U.S. Senate ushers in new era in public education with historic vote

FOR IMMEDIATE RELEASE
December 9, 2015

GAE welcomes bill to create greater opportunity for every student to succeed

ATLANTA -- The U.S. Senate today approved S. 1177, the Every Student Succeeds Act (ESSA), a bipartisan and bicameral bill to reauthorize the federal education law known as the Elementary and Secondary Education Act. President Barack Obama is expected to sign the bill into law as soon as this week.

"This is a victory for every child in Georgia," said Dr. Sid Chapman, president of the Georgia Association of Educators (GAE). "This historic rewrite shows what can happen when lawmakers and educators work together to ensure the focus is on providing opportunity for all students."

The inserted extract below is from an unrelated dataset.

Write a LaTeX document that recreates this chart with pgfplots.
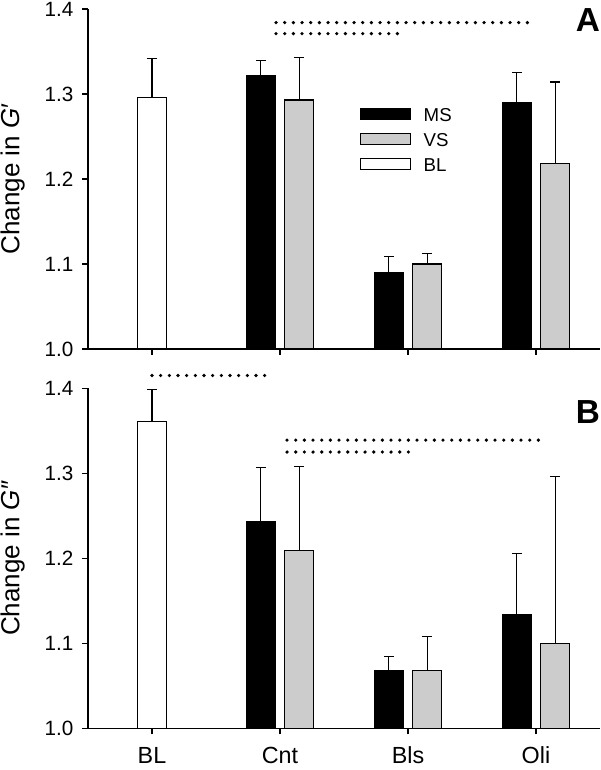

“Educators will have a seat at the table when it comes to making decisions that affect their students and classrooms,” said Chapman. “This legislation begins to close the opportunity gaps for students by providing a new system that includes an ‘opportunity dashboard’ with indicators of school success and student support. Not only does it reduce the amount of standardized testing in schools, but it decouples high-stakes decisions and statewide testing so students have more time to develop critical thinking while educators do what they love — inspire a lifelong love of learning.”

For GAE members, the stakes couldn’t have been higher. The extraordinary effort to get Congress to rewrite NCLB, resulted in an unprecedented bipartisan and bicameral compromise and eventual bill language in late November. The bill sailed through the U.S. House with a vote of 359 in favor to 64 against.

Leading up to ESSA’s passage, educators mobilized in Georgia and across the nation, using face-to-face meetings with lawmakers, phone calls, petitions, emails and social media to urge Congress to bring the joy of teaching and learning back to the classroom and help close opportunity and resource gaps so that all students have access to a well-rounded education. Educators nationwide made nearly a half million individual contacts to members of Congress. Chapman says that GAE members realized what these changes could mean for their students and schools and made the necessary calls to their Congressional representatives.

“Today, the U.S. Senate took a bold and historic step to usher in a new era in public education,” said NEA President Lily Eskelsen García. “This is a deserved victory for public education because the Every Student Succeeds Act will ensure all students have equal opportunity to a high-quality public education regardless of ZIP Code.”